The competition regulator has announced it will carry out a “short and focused review” of fuel prices.
Andrea Coscelli, chief executive of the Competition and Markets Authority (CMA), said record pump prices are “causing significant concern” for millions of people.
The review was requested by Business Secretary Kwasi Kwarteng on Saturday.
He expressed concern that the 5p per litre cut in fuel duty implemented in March has not stopped prices from soaring.
“The British people are rightly frustrated that the £5 billion package does not always appear to have been passed through to forecourt prices,” he wrote.
Figures from data firm Experian show the average price of a litre of petrol at UK forecourts climbed to a record 185.0p on Sunday.
That was an increase of 7.1p in just a week.
The average price of diesel was 190.9p per litre on Sunday.
— Competition & Markets Authority (@CMAgovUK) June 12, 2022
Mr Coscelli’s response to Mr Kwarteng said: “High road fuel prices are causing significant concern for the millions of consumers and businesses who rely on being able to afford to fill up their vehicles.
“As you note, global factors, including the war in Ukraine, have been the principal driver of recent trends.
“But if competition is not working well in the retail fuel market, pump prices will be even higher than they need to be.
“With that in mind, the CMA will, as you request, carry out a short and focused review of the market, and provide advice to Government on steps that might be taken to improve outcomes for consumers across the UK.”
He added that the CMA will consider “what further work may be necessary” once the review is completed.
RAC fuel spokesman Simon Williams described the CMA’s actions as “a positive step” but noted that retailers “are constantly having to put up their prices to reflect the fact their costs are increasing every time they buy new stock”.
He said: “Since Russia invaded Ukraine on February 24, the wholesale price of petrol has gone up by 28%.
“This is why the Government’s 5p March duty cut has had little effect, whether or not it’s been fully passed on by retailers, and why they need to go further now to help drivers.”
But the Prime Minister’s official spokesman said there are “no plans” for a further duty cut.

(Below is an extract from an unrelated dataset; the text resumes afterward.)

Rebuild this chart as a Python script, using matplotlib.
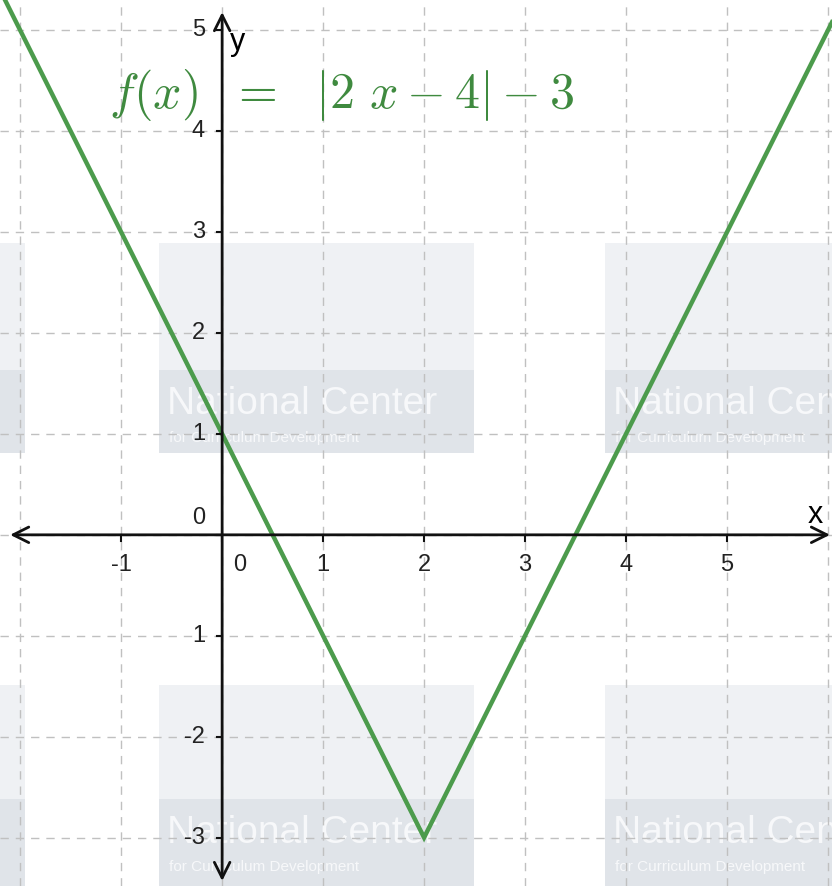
import numpy as np
import matplotlib.pyplot as plt
from matplotlib.patches import Rectangle

# view window and graph data
x_min, x_max = -2.2, 6.04
y_min, y_max = -3.48, 5.3
line_x = [-2.2, 2.0, 6.04]
line_y = [abs(2 * v - 4) - 3 for v in line_x]   # f(x) = |2x-4| - 3 at the drawn corners

x_ticks = [-1, 0, 1, 2, 3, 4, 5]
x_tick_labels = ['-1', '0', '1', '2', '3', '4', '5']
y_ticks = [-3, -2, -1, 0, 1, 2, 3, 4, 5]
y_tick_labels = ['-3', '-2', '1', '0', '1', '2', '3', '4', '5']

green_line = '#4c9b4c'
green_text = '#3f8a3f'

plt.rcParams['font.family'] = ['Liberation Sans', 'DejaVu Sans']
plt.rcParams['mathtext.fontset'] = 'cm'

fig = plt.figure(figsize=(8.32, 8.86), dpi=100)
ax = fig.add_axes([0, 0, 1, 1])
ax.set_xlim(x_min, x_max); ax.set_ylim(y_min, y_max)
ax.axis('off')

# watermark blocks (faint background boxes)
wm_face = '#eff1f4'; wm_band = '#e0e4e9'
for (x0, x1) in [(-0.63, 2.49), (3.79, 6.2), (-2.3, -1.95)]:
    for (y0, y1, yb) in [(0.81, 2.89, 1.63), (-3.6, -1.49, -2.62)]:
        ax.add_patch(Rectangle((x0, y0), x1 - x0, y1 - y0, fc=wm_face, ec='none', zorder=0))
        ax.add_patch(Rectangle((x0, y0), x1 - x0, yb - y0, fc=wm_band, ec='none', zorder=0))
        if x1 - x0 > 1:
            ax.text(x0 + 0.08, yb - 0.33, 'National Center', color='#f7f8fa', fontsize=28,
                    va='center', ha='left', zorder=0.5, clip_on=True)
            ax.text(x0 + 0.1, yb - 0.67, 'for Curriculum Development', color='#f7f8fa', fontsize=11,
                    va='center', ha='left', zorder=0.5, clip_on=True)

# dashed grid
for gx in range(-2, 7):
    ax.axvline(gx, color='#c0c0c0', ls=(0, (6, 5)), lw=1, zorder=1)
for gy in range(-3, 6):
    ax.axhline(gy, color='#c0c0c0', ls=(0, (6, 5)), lw=1, zorder=1)

# axes with arrows
arrow = dict(arrowstyle='<->', lw=2, color='#111111', mutation_scale=28, shrinkA=0, shrinkB=0)
ax.annotate('', xy=(x_max - 0.02, 0), xytext=(x_min + 0.1, 0), arrowprops=arrow, zorder=3)
ax.annotate('', xy=(0, y_max - 0.12), xytext=(0, y_min + 0.05), arrowprops=arrow, zorder=3)

for xt, lab in zip(x_ticks, x_tick_labels):
    ax.plot([xt, xt], [0, -0.06], color='#111111', lw=1.5, zorder=3)
    xpos = xt + 0.17 if xt == 0 else xt
    ax.text(xpos, -0.3, lab, ha='center', va='center', fontsize=17, color='#222222', zorder=4)
for yt, lab in zip(y_ticks, y_tick_labels):
    ax.plot([-0.05, 0], [yt, yt], color='#111111', lw=1.5, zorder=3)
    ypos = yt + 0.17 if yt == 0 else yt
    ax.text(-0.17, ypos, lab, ha='right', va='center', fontsize=17, color='#222222', zorder=4)

ax.text(5.87, 0.2, 'x', fontsize=22, ha='center', va='center', zorder=4)
ax.text(0.15, 4.88, 'y', fontsize=22, ha='center', va='center', zorder=4)

# function graph
ax.plot(line_x, line_y, color=green_line, lw=3.2, zorder=2, solid_joinstyle='miter')

ax.text(-1.12, 4.36, r'$f(x)\ \ =\ \ |2\ x-4|-3$', color=green_text, fontsize=36,
        ha='left', va='center', zorder=4)

plt.savefig('out.png', dpi=100)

Figures from price comparison website PetrolPrices show filling stations at motorway service areas are charging up to 202.9p per litre for petrol.
The most expensive non-motorway site – excluding a handful of rural locations in the Scottish Highlands and a small petrol station in Chelsea, west London – is in Shrewsbury, Shropshire, which is charging 197.9p per litre.
AA fuel price spokesman Luke Bosdet said the rise in petrol prices “should be grinding to a halt” by the end of the week due to wholesale prices falling since the start of the month.
He went on: “If they continue to go up substantially afterwards, we will be intrigued to hear what excuses the fuel trade has this time.”
Mr Bosdet added that the “relentless surge” in wholesale and retail costs for diesel is “a nightmare” which will have a knock-on effect on delivery prices for goods and services.